▸ REQUEST: Go over the listing below line by line and tally those containing "this". Give only the tally.

▸ PROVIDED MATERIAL:
※ ※ ※
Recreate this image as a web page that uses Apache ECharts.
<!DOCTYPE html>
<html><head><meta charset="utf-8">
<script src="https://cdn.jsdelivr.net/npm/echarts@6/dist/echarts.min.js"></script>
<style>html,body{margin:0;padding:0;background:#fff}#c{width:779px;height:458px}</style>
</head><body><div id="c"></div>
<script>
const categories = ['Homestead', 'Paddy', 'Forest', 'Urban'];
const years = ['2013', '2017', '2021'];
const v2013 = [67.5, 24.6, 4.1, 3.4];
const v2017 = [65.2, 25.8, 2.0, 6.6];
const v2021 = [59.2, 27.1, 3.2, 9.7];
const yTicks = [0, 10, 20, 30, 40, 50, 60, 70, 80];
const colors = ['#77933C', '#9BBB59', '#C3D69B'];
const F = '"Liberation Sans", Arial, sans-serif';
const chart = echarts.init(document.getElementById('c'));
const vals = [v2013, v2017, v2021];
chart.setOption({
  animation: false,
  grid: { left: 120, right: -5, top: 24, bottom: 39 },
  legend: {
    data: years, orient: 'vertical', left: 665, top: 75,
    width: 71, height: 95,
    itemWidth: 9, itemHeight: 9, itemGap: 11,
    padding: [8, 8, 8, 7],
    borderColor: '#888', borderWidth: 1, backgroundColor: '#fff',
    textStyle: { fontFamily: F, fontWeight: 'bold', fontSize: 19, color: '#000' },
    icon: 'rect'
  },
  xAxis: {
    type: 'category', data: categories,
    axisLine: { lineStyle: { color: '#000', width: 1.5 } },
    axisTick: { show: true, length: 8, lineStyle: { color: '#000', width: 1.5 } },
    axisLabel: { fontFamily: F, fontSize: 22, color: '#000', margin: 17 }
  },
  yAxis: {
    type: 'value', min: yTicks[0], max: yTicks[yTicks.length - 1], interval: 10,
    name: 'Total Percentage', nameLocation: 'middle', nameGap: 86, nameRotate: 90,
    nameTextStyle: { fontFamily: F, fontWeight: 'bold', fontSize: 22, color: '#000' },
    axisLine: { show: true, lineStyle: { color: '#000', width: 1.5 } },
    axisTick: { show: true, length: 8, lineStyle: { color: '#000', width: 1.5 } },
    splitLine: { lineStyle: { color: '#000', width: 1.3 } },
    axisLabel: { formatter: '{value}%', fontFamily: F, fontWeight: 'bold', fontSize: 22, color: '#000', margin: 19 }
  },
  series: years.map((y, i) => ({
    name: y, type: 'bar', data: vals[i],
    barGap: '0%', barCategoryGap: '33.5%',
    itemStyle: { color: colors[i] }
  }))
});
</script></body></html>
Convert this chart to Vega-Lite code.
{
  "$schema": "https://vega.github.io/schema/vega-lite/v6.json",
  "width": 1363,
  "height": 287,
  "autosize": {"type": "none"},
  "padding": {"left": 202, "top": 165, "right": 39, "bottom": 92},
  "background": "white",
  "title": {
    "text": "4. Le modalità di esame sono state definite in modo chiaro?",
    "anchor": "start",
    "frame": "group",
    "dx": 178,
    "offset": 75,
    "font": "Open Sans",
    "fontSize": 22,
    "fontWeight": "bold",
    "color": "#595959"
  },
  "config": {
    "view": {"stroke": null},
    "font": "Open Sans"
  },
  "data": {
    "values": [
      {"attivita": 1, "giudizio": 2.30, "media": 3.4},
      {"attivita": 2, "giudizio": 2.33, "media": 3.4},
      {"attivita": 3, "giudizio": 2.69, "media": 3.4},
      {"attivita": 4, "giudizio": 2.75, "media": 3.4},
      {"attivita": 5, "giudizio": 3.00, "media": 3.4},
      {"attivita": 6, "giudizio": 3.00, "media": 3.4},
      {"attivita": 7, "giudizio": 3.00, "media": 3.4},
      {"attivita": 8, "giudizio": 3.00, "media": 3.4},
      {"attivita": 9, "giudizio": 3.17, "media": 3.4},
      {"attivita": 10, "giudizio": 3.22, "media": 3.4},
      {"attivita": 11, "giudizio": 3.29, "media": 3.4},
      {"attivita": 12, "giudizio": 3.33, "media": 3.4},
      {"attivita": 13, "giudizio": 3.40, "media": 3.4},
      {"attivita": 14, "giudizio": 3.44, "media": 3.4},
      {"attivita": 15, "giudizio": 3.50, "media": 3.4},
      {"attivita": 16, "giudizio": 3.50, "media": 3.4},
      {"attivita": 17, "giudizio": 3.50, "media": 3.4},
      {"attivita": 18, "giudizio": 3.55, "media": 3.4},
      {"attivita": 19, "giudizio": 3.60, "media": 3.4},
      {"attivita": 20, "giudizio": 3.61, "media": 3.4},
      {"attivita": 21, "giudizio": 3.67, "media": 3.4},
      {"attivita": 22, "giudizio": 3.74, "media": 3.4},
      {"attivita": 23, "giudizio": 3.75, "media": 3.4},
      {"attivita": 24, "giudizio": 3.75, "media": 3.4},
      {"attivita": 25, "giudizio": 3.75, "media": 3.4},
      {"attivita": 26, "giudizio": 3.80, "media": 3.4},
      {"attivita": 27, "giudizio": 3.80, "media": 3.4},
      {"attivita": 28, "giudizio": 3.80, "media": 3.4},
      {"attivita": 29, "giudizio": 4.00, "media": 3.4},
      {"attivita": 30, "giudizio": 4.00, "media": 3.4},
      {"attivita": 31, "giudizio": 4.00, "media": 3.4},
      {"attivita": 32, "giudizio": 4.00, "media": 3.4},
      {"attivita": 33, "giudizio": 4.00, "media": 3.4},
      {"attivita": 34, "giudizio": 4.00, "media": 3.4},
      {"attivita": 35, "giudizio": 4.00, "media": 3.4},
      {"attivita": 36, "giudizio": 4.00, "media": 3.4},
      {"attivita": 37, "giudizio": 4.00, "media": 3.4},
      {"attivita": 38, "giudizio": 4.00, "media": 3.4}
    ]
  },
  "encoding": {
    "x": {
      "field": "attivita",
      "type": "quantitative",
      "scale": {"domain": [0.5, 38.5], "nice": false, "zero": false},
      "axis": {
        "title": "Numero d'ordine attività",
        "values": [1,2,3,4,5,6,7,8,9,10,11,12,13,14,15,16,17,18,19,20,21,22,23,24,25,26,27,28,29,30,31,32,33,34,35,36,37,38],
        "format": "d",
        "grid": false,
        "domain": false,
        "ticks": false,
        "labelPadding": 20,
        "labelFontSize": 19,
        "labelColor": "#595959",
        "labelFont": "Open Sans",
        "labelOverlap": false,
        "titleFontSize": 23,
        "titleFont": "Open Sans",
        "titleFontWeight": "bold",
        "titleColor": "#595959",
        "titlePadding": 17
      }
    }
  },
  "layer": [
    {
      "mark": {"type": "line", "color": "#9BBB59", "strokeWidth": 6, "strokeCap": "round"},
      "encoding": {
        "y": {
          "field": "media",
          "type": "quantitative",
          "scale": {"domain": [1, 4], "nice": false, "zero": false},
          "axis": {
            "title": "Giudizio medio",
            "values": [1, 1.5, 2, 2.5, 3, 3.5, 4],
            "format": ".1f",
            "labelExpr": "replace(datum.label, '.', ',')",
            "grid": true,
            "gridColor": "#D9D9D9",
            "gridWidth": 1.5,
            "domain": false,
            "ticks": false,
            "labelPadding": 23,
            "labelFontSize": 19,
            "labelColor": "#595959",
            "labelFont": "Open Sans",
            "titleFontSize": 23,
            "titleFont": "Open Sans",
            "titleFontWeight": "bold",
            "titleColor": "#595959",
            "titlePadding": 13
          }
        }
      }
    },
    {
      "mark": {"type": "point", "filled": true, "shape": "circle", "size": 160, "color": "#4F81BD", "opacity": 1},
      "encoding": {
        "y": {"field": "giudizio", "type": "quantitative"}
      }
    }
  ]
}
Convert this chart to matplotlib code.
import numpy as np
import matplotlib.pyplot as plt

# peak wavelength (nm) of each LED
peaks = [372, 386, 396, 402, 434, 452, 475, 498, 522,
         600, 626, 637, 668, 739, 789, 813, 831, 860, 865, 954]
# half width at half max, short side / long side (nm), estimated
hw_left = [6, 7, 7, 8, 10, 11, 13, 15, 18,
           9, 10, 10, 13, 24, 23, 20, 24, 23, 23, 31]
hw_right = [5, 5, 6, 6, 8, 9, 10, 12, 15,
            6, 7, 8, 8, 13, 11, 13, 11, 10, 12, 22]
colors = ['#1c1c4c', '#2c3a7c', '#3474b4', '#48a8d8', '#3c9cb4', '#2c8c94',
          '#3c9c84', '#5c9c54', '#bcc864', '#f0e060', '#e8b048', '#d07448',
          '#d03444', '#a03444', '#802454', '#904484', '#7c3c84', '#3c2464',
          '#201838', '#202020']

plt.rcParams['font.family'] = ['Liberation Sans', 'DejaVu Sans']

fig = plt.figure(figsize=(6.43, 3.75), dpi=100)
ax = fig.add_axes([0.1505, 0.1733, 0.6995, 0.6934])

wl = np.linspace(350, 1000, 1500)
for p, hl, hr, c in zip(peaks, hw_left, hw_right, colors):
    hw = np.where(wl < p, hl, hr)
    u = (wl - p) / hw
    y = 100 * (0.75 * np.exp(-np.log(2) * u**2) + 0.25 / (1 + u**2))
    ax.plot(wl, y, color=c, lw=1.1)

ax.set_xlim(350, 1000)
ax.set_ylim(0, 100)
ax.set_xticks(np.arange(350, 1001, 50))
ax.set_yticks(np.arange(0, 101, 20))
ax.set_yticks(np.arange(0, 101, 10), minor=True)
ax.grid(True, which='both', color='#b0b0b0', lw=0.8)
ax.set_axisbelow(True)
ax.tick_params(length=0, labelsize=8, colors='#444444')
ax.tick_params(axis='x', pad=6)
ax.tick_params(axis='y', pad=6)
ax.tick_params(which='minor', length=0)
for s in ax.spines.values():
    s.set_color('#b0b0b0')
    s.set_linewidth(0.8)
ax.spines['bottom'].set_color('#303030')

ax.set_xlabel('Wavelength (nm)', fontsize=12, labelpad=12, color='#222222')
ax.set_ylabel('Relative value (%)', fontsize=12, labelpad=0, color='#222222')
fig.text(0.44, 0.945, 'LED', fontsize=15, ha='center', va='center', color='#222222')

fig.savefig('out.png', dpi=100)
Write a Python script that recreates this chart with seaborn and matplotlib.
※ ※ ※
▸ COMPLETED EXERCISE: 4